Influential MPs have been told the local highways network needs around five times more funding than it receives every year, while key legislation needs to be reformed and skills levels are at an all time low.
A second public session of the Transport Select Committee's investigation into local roads governance and finance saw key figures in the sector give another critical assessment of the current state of the politics behind highways management.
Dr Howard Robinson, outgoing chief executive of the Road Surface Treatments Association, told the committee: ‘Ministers don’t understand the scale of the problem. The replacement cost of the local road network is about £300bn. A combined spend in local authorities is about £3bn a year – half of that is not even on the pavement, the road - it’s on bridges and street lighting. So we are spending about 1% a year on the asset replacement cost and it is an old asset.
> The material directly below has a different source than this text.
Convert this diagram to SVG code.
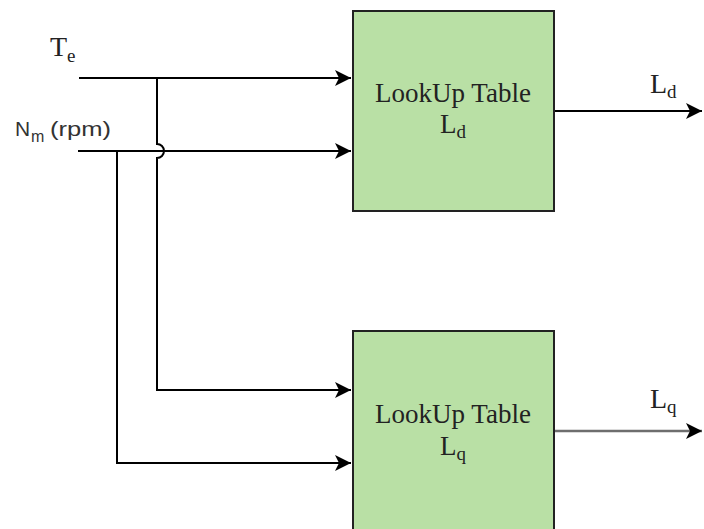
<svg xmlns="http://www.w3.org/2000/svg" width="704" height="529" viewBox="0 0 704 529">
<style>
.box{fill:#b9e0a5;stroke:#222;stroke-width:2}
.bt{font-family:"Liberation Serif",serif;font-size:27px;fill:#222;text-anchor:middle}
.lbl{font-family:"Liberation Serif",serif;font-size:28px;fill:#222}
.sub{font-size:19px}
.sans{font-family:"Liberation Sans",Arial,sans-serif;fill:#333}
.ln{fill:none;stroke:#000;stroke-width:2}
</style>
<defs>
<marker id="arr" markerUnits="userSpaceOnUse" markerWidth="18" markerHeight="18" refX="16" refY="9" orient="auto">
<path d="M0,1 L16,9 L0,17 L4,9 Z" fill="#000"/>
</marker>
</defs>
<rect width="704" height="529" fill="#fff"/>
<g id="connectors">
<path class="ln" d="M79,78 H351" marker-end="url(#arr)"/>
<path class="ln" d="M78,151 H351" marker-end="url(#arr)"/>
<path class="ln" d="M157,78 V144 A7,7 0 0 1 157,158 V390 H351" marker-end="url(#arr)"/>
<path class="ln" d="M117,151 V463 H351" marker-end="url(#arr)"/>
<path class="ln" d="M554,111 H702" marker-end="url(#arr)"/>
<path class="ln" d="M554,431 H702" style="stroke:#6e6e6e;stroke-width:2.5" marker-end="url(#arr)"/>
</g>
<g id="label-Te">
<text class="lbl" x="50" y="56">T<tspan class="sub" dy="6">e</tspan></text>
</g>
<g id="label-Nm">
<text class="sans" x="15" y="136" font-size="21">N</text>
<text class="sans" x="31" y="142" font-size="16">m</text>
<text class="sans" x="50" y="136" font-size="21" textLength="61" lengthAdjust="spacingAndGlyphs">(rpm)</text>
</g>
<g id="node-Ld">
<rect class="box" x="353" y="11" width="201" height="200"/>
<text class="bt" x="453" y="102">LookUp Table</text>
<text class="bt" x="453" y="133">L<tspan class="sub" dy="5">d</tspan></text>
</g>
<g id="node-Lq">
<rect class="box" x="353" y="331" width="201" height="202"/>
<text class="bt" x="453" y="423">LookUp Table</text>
<text class="bt" x="453" y="455">L<tspan class="sub" dy="5">q</tspan></text>
</g>
<g id="label-Ld">
<text class="lbl" x="650" y="93">L<tspan class="sub" dy="5">d</tspan></text>
</g>
<g id="label-Lq">
<text class="lbl" x="650" y="408">L<tspan class="sub" dy="5">q</tspan></text>
</g>
</svg>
‘Most roads are asphalt roads and if you are getting 20 years out of them you are doing fairly well. So we need to spend about 5%. So about five times as much.’
Paula Claytonsmith, managing director of Gaist, told MPs that the Highways Act 1980 - the key legislation governing reasonable maintenance of a public highway - need ‘updating in a range of different places’.
‘It attunes to an environment back in the 80s when funding was very different, when structures were very different when skills and capacity was very different.’
Richard Hayes, chief executive of the Institute of Highway Engineers, said ‘materials knowledge is the lowest it has ever been’.
There was common agreement among those before the committee that local authorities had achieved almost all the efficiencies they could under the current model, although training and skills, especially in the use of data, was highlighted as a potential benefit.
As usual the need for longer funding horizons to allow better asset management was stressed by all. A senior figure on the committee told Highways: ‘It’s something we have all heard before. Better financial planning and long term investment. It’s just common sense.’
In the previous hearing, president of the Chartered Institution of Highways and Transportation, Matthew Lugg, called for mandatory cuts to the number of highway authorities in England.
In this session Paul Fleetham, managing director contracting, Tarmac, suggested the number was a problem but suggested a somewhat more collaborative approach.
‘One complexity is the amount of local authorities and the critical mass,' he said.
'It’s getting local authorities to work together I believe in larger organisations to leverage scale and commit to more consistency. I would address the number of local authorities and try and look to some collaborative working with local authorities on central funding.’